What is home? Where is it? Those are the questions I have had to face for myself lately. I have spent more than a third of my life away from the house in which I was born, away from the people that conceived and raised me (God bless them). If that is what home is …. and I have thought so for a long time, then that part of my life spent away from it has been …. a huge loss.

I once read somewhere that “a home is any house with love in it” and I have experienced it to be true. For I  twice (completely different countries) lived with other woman who neither fed nor clothed me but I knew as well as my own breath that they loved me like any one of their own children. Different women have tended me when I was ill, fed me, chastised me and at those moments, I have felt the same thing I have felt at home in the arms of my mother: the embrace that felt like it could protect me from a bullet, the hug that heals my heart-ache, the eyes that see into my soul and the look of gratitude and pride that says “My son, I am proud of you” without using a single word.  But then because I have had to move often, it(that physical proximity) hasn’t lasted.

Now, I have come to realize, that if you can’t carry your home in your heart, you will always be lonely.
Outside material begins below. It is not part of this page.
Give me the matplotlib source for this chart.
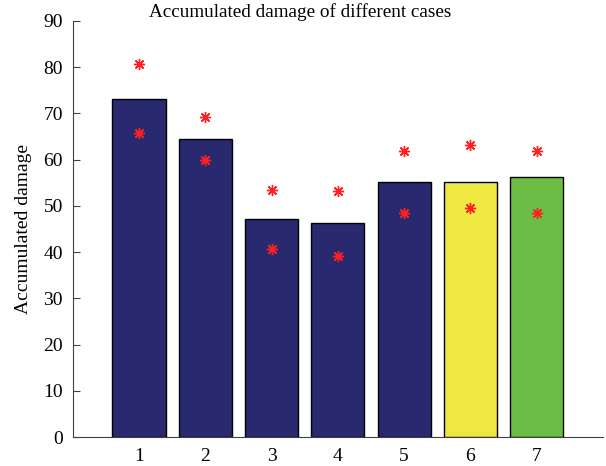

It is those thoughts of love, of care, the fond memories, the scars of shared care, of sacrifice that make home. And so I woke up this morning, so far away from my mother she couldn’t hear me if I screamed (a scary thought), four hours difference between us, i felt lonely, but reached into my heart and summoned home. … all of them, all of the ‘homes’ across different physical places I have lived, I carry them within me and I am grateful to God for this revelation. Now, I can go about my business anywhere I am, knowing that even though I am a lone, I am not lonely, for my home is in my heart and Allah watches over me.